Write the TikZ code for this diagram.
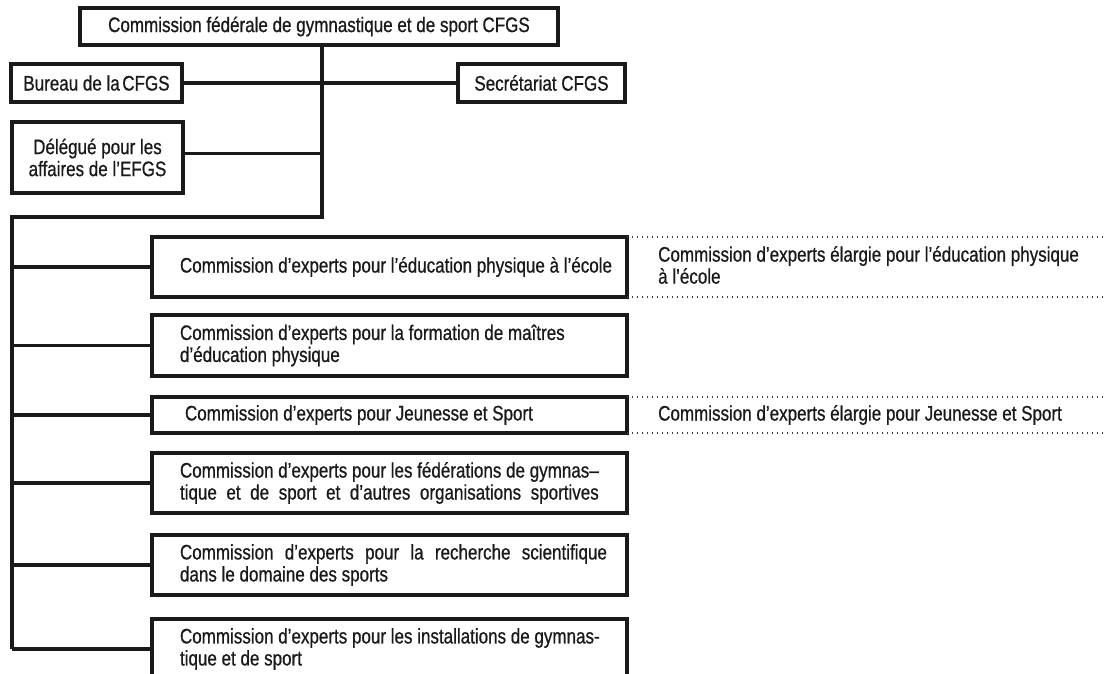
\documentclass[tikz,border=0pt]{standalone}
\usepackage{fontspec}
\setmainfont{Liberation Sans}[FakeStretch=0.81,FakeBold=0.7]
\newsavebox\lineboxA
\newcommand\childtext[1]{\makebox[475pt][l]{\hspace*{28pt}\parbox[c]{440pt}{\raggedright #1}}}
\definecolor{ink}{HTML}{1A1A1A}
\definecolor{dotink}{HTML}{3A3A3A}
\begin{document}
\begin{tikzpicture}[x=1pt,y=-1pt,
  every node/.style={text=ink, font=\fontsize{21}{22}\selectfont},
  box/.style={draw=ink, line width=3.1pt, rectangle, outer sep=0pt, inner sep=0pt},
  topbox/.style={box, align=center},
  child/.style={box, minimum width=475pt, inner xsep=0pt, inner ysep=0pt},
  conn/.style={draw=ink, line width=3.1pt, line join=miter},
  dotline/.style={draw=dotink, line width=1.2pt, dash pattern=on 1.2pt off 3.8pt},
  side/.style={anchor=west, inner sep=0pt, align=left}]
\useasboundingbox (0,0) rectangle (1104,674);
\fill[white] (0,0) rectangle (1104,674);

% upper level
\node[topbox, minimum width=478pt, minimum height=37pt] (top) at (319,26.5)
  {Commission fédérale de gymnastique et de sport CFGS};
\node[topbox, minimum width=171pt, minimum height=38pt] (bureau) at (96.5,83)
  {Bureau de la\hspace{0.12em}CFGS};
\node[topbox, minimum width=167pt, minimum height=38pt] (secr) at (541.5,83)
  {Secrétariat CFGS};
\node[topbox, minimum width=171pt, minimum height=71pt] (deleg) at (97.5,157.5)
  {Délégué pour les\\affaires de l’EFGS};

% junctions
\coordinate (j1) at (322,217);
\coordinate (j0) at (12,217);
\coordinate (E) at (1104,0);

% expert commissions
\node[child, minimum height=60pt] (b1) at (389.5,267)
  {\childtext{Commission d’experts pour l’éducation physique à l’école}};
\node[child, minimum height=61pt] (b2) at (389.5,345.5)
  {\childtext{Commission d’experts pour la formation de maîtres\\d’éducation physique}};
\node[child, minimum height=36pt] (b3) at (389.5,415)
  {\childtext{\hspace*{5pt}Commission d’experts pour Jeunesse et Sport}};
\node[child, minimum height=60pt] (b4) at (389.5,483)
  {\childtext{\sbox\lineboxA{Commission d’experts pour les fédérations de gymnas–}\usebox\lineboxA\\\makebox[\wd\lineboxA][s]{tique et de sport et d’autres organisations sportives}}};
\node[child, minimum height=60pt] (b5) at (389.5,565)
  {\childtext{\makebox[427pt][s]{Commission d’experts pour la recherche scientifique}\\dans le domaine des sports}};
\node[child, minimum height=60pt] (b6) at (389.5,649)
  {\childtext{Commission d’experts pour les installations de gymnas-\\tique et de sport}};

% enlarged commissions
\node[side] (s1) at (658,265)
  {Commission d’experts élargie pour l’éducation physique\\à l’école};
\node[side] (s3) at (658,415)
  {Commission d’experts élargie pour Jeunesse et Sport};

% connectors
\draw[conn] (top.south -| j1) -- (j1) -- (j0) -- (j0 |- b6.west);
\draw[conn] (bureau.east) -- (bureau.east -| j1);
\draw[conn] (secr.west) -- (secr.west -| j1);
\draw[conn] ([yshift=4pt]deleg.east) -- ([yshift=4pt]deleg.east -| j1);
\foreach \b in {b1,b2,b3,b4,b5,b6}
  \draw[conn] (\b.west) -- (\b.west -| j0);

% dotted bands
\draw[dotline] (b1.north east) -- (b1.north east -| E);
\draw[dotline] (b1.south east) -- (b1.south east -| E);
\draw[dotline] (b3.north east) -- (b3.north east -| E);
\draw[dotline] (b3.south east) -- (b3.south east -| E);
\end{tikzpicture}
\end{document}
────────
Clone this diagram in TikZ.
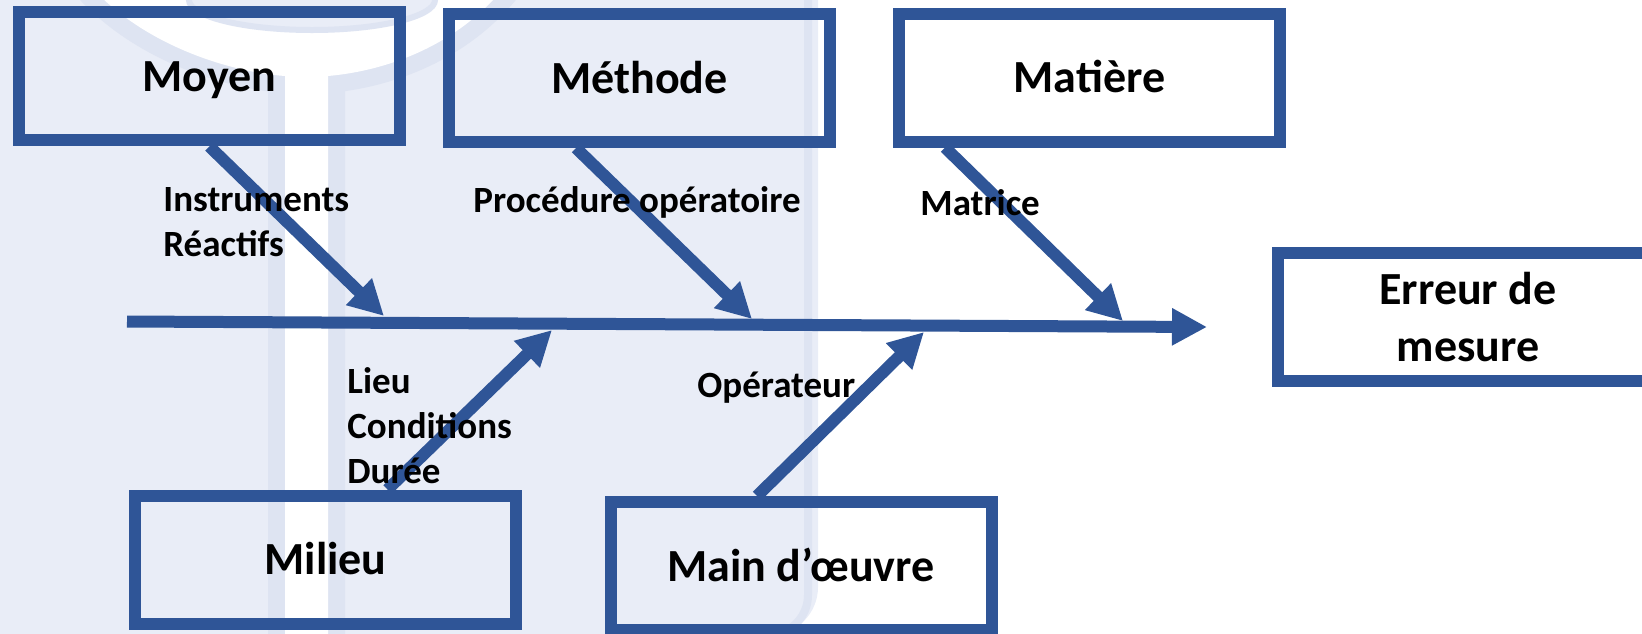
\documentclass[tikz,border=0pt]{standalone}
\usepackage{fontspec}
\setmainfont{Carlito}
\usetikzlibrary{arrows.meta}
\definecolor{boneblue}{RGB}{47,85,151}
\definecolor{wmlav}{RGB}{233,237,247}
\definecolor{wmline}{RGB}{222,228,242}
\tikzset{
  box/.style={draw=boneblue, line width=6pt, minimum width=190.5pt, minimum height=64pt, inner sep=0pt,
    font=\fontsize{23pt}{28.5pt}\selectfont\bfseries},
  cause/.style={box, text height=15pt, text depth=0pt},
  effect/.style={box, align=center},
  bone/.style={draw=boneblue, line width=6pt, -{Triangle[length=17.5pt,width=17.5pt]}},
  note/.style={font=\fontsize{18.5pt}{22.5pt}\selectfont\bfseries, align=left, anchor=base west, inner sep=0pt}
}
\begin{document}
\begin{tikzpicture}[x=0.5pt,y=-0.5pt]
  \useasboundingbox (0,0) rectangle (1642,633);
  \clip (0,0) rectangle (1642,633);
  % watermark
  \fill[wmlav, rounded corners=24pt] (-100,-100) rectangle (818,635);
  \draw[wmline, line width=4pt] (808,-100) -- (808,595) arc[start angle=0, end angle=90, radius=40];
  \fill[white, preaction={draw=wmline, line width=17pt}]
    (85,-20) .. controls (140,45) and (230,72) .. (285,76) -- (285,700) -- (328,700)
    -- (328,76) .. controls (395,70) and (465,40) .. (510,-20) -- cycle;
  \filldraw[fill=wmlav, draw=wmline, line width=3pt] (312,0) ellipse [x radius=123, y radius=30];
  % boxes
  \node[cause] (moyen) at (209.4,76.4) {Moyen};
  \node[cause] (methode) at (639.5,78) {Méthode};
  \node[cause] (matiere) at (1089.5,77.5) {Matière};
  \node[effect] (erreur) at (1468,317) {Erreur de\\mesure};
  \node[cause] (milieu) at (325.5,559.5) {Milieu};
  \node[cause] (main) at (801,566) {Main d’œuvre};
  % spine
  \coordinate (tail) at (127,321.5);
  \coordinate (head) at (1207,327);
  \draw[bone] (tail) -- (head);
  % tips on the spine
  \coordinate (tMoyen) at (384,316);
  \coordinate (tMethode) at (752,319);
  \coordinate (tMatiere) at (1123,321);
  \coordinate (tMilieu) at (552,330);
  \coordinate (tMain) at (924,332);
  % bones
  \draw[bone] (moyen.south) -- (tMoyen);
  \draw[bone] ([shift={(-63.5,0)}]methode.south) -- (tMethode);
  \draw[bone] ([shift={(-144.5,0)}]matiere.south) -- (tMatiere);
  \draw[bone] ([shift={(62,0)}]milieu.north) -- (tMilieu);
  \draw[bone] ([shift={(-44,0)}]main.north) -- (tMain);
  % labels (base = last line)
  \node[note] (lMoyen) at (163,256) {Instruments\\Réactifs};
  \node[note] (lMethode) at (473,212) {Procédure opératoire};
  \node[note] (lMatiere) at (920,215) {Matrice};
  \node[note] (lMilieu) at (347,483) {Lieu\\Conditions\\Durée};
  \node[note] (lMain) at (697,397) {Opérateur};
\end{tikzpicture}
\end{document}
────────
Copy exactly the part of the material above that opens with the line containing "Write the TikZ code for this diagram." and closes with the line containing "(E) at (1104,0);", ends included. Drop the images.

Response to the exercise >>
Write the TikZ code for this diagram.
\documentclass[tikz,border=0pt]{standalone}
\usepackage{fontspec}
\setmainfont{Liberation Sans}[FakeStretch=0.81,FakeBold=0.7]
\newsavebox\lineboxA
\newcommand\childtext[1]{\makebox[475pt][l]{\hspace*{28pt}\parbox[c]{440pt}{\raggedright #1}}}
\definecolor{ink}{HTML}{1A1A1A}
\definecolor{dotink}{HTML}{3A3A3A}
\begin{document}
\begin{tikzpicture}[x=1pt,y=-1pt,
  every node/.style={text=ink, font=\fontsize{21}{22}\selectfont},
  box/.style={draw=ink, line width=3.1pt, rectangle, outer sep=0pt, inner sep=0pt},
  topbox/.style={box, align=center},
  child/.style={box, minimum width=475pt, inner xsep=0pt, inner ysep=0pt},
  conn/.style={draw=ink, line width=3.1pt, line join=miter},
  dotline/.style={draw=dotink, line width=1.2pt, dash pattern=on 1.2pt off 3.8pt},
  side/.style={anchor=west, inner sep=0pt, align=left}]
\useasboundingbox (0,0) rectangle (1104,674);
\fill[white] (0,0) rectangle (1104,674);

% upper level
\node[topbox, minimum width=478pt, minimum height=37pt] (top) at (319,26.5)
  {Commission fédérale de gymnastique et de sport CFGS};
\node[topbox, minimum width=171pt, minimum height=38pt] (bureau) at (96.5,83)
  {Bureau de la\hspace{0.12em}CFGS};
\node[topbox, minimum width=167pt, minimum height=38pt] (secr) at (541.5,83)
  {Secrétariat CFGS};
\node[topbox, minimum width=171pt, minimum height=71pt] (deleg) at (97.5,157.5)
  {Délégué pour les\\affaires de l’EFGS};

% junctions
\coordinate (j1) at (322,217);
\coordinate (j0) at (12,217);
\coordinate (E) at (1104,0);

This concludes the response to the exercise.